Такие существа, как мы, не заданы раз и навсегда; они как будто бы предназначены для наращивания собственных ресурсов энергии. Большую часть времени они превращают этот рост, помимо того, что нужно для их выживания, в свою цель и смысл существования. Но подчиняясь росту, существо теряет свою автономию; наращивая свои ресурсы, оно подчиняет себя тому, чем оно станет в будущем. На самом деле рост должен определиться по отношению к тому мгновению, когда он разрешится чистой тратой. Но как раз этот-то переход и труден. И фактически сознание противостоит этому переходу в том смысле, что оно стремится ухватиться за какой-нибудь приобретенный предмет, схватить нечто, но не ничто чистой траты. Речь идет о том, чтобы достичь мгновения, когда сознание перестанет быть сознанием чего-то. Иными словами, осознание решающего смысла момента, когда рост (приобретение чего-то) разрешится тратой, как раз и есть самосознание, то есть сознание, в котором уже нет ничего в качестве объекта.[83]
Это достижение, связанное - там, где здравомыслию дается шанс, - с ослаблением напряжения, достигаемого повышением уровня жизни, обладает значимостью устроения социальной жизни. Это устроение будет сравнимо в каком-то смысле с переходом от животного к человеку (точнее говоря, оно будет последним актом такого перехода).

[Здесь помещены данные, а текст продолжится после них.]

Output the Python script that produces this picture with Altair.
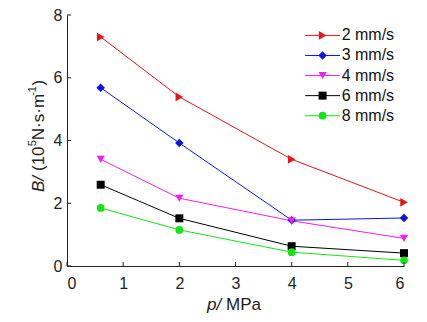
import altair as alt
import pandas as pd

p_vals = [0.6, 2, 4, 6]
series_names = ["2 mm/s", "3 mm/s", "4 mm/s", "6 mm/s", "8 mm/s"]
b_2 = [7.30, 5.39, 3.40, 2.03]
b_3 = [5.68, 3.92, 1.46, 1.53]
b_4 = [3.40, 2.16, 1.44, 0.88]
b_6 = [2.59, 1.52, 0.63, 0.41]
b_8 = [1.85, 1.15, 0.44, 0.18]
colors = ["#E8141A", "#0A14E6", "#F01EF0", "#000000", "#14E614"]
shapes = ["triangle-right", "diamond", "triangle-down", "square", "circle"]
sizes = [75, 60, 70, 50, 60]
x_ticks = [0, 1, 2, 3, 4, 5, 6]
y_ticks = [0, 2, 4, 6, 8]

W, H = 337, 251
FONT = "Liberation Sans"

rows = []
for name, vals in zip(series_names, [b_2, b_3, b_4, b_6, b_8]):
    for p, b in zip(p_vals, vals):
        rows.append({"p": p, "B": b, "s": name})
df = pd.DataFrame(rows)

xs = alt.Scale(domain=[0, 6], nice=False)
ys = alt.Scale(domain=[0, 8], nice=False)
col = alt.Scale(domain=series_names, range=colors)
shp = alt.Scale(domain=series_names, range=shapes)
szs = alt.Scale(domain=series_names, range=sizes)

X = alt.X("p:Q", scale=xs, axis=alt.Axis(values=x_ticks, title=None, grid=False, ticks=False,
          labelFontSize=16, labelFont=FONT, labelColor="#222", labelPadding=9,
          domainColor="#222", format="d"))
Y = alt.Y("B:Q", scale=ys, axis=alt.Axis(values=y_ticks, title=None, grid=False, ticks=False,
          labelFontSize=16, labelFont=FONT, labelColor="#222", labelPadding=5,
          domainColor="#222", format="d"))

base = alt.Chart(df)
lines = base.mark_line(strokeWidth=1).encode(
    x=X, y=Y, color=alt.Color("s:N", scale=col, legend=None), detail="s:N")
points = base.mark_point(filled=True, opacity=1).encode(
    x="p:Q", y="B:Q",
    color=alt.Color("s:N", scale=col, legend=None),
    shape=alt.Shape("s:N", scale=shp, legend=None),
    size=alt.Size("s:N", scale=szs, legend=None))

# inward ticks
xt = pd.DataFrame({"p": x_ticks})
xtick = alt.Chart(xt).mark_rule(color="#222", strokeWidth=1).encode(
    x="p:Q", y=alt.value(H), y2=alt.value(H - 4))
yt = pd.DataFrame({"B": y_ticks})
ytick = alt.Chart(yt).mark_rule(color="#222", strokeWidth=1).encode(
    y="B:Q", x=alt.value(0), x2=alt.value(4))

# legend (in data coordinates)
leg_y = [7.35, 6.71, 6.07, 5.43, 4.79]
leg = pd.DataFrame({"s": series_names, "y": leg_y,
                    "x1": [4.24] * 5, "x2": [4.86] * 5, "xm": [4.55] * 5, "xt": [4.89] * 5})
lc = alt.Chart(leg)
leg_lines = lc.mark_rule(strokeWidth=1).encode(
    x="x1:Q", x2="x2:Q", y="y:Q", color=alt.Color("s:N", scale=col, legend=None))
leg_pts = lc.mark_point(filled=True, opacity=1).encode(
    x="xm:Q", y="y:Q", color=alt.Color("s:N", scale=col, legend=None),
    shape=alt.Shape("s:N", scale=shp, legend=None),
    size=alt.Size("s:N", scale=szs, legend=None))
leg_txt = lc.mark_text(align="left", baseline="middle", fontSize=16, font=FONT, color="#111").encode(
    x="xt:Q", y="y:Q", text="s:N")


def txt(t, x, y, size=17, italic=False, angle=0):
    kw = dict(align="left", baseline="middle", fontSize=size, font=FONT, color="#222")
    if italic:
        kw["fontStyle"] = "italic"
    if angle:
        kw["angle"] = angle
    return alt.Chart(pd.DataFrame({"t": [t]})).mark_text(**kw).encode(
        x=alt.value(x), y=alt.value(y), text="t:N")


# y title pieces (rotated)
YX = -28
ytitle = [
    txt("B/", YX, 177, italic=True, angle=270),
    txt("(10", YX, 156.0, angle=270),
    txt("5", YX - 6, 131.3, size=11, angle=270),
    txt("N·s·m", YX, 125.2, angle=270),
    txt("-1", YX - 6, 80.8, size=11, angle=270),
    txt(")", YX, 70.5, angle=270),
]
xtitle = [
    txt("p/", 140, 290, italic=True),
    txt("MPa", 159, 290),
]

chart = alt.layer(
    lines, points, xtick, ytick, leg_lines, leg_pts, leg_txt, *ytitle, *xtitle
).properties(
    width=W, height=H,
    autosize=alt.AutoSizeParams(type="none"),
    padding={"left": 67, "top": 15, "right": 23, "bottom": 56},
    background="white",
).configure_view(stroke=None)

chart.save("out.html", embed_options={"renderer": "svg", "actions": False})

С этих позиций все будет выглядеть так, как если бы конечная цель была дана. В конце концов все вернется на круги своя и будет соответствовать предназначенной ему роли. Итак, сегодня Трумэн вслепую осуществляет приготовления к последнему - и тайному - апофеозу.[84]
Но и это, очевидно, иллюзия. Становясь более открытым, вместо отжившей телеологии дух замечает истину, которую не выдает только молчание.